Evaluating agents when there's no single right answer

Evaluating a single prompt is hard. Evaluating an agent that runs ten tool calls before answering is a different category of hard. The trajectories that produce a correct answer rarely match exactly. The trajectories that produce a wrong answer often look reasonable until step seven. Standard exact-match scoring is useless here, and reviewers burn out fast on long-form trace inspection.

What ends up actually working

Three signals do the heavy lifting. Outcome correctness — did the final answer match the ground truth — is necessary but not sufficient. Trajectory cost — number of steps, total tokens, total tool calls — catches the agents that get the right answer the wrong way.

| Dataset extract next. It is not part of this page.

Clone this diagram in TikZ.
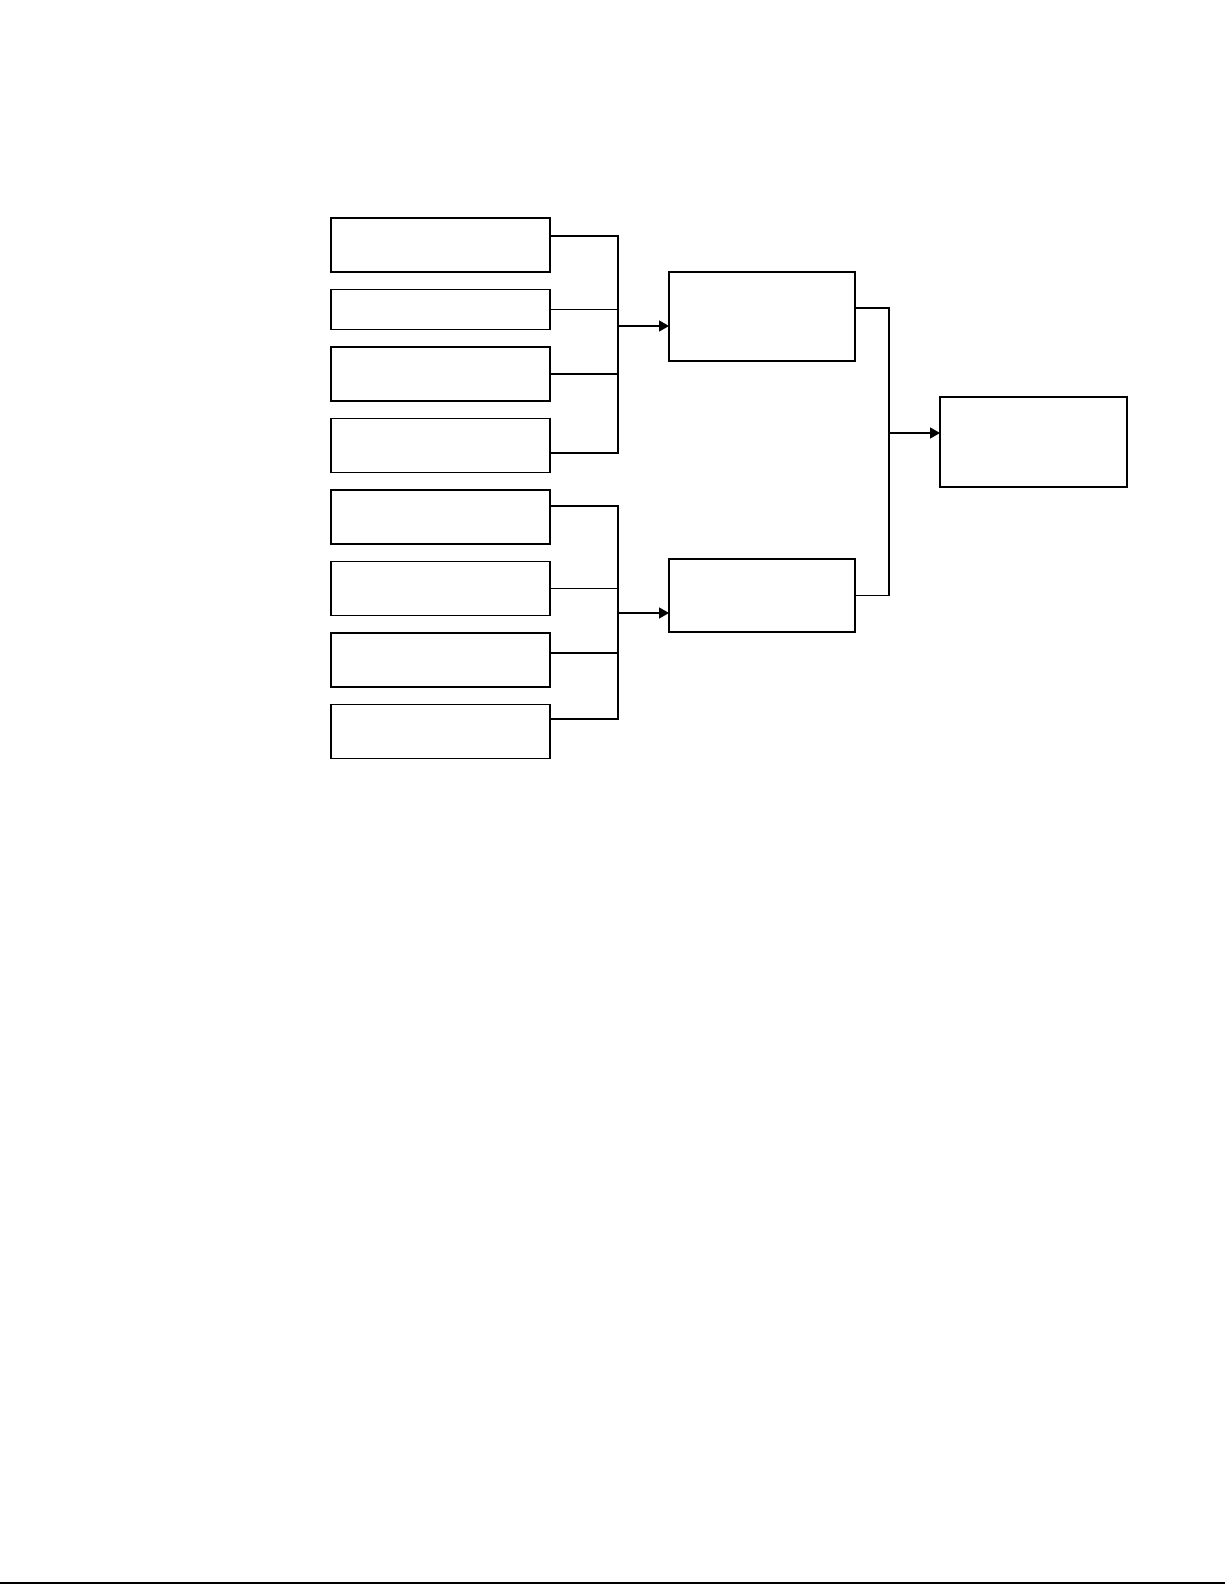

And subgoal progress — did the agent advance through expected milestones — catches the silent-failure cases where the agent reaches the answer by accident.

Building the eval set

Hand-curate twenty trajectories before you spend a dollar on automation. The first twenty teach you what signals matter for your task. After that, LLM-as-judge with a careful rubric scales further than human review, but only if you’ve calibrated the judge against your hand-labeled set. Skip that calibration and the judge will agree with itself confidently and wrongly.

Agent eval looks like a metrics problem and is actually a labeling problem. The teams that ship reliable agents have invested in trajectory datasets that the rest of the field would consider tedious.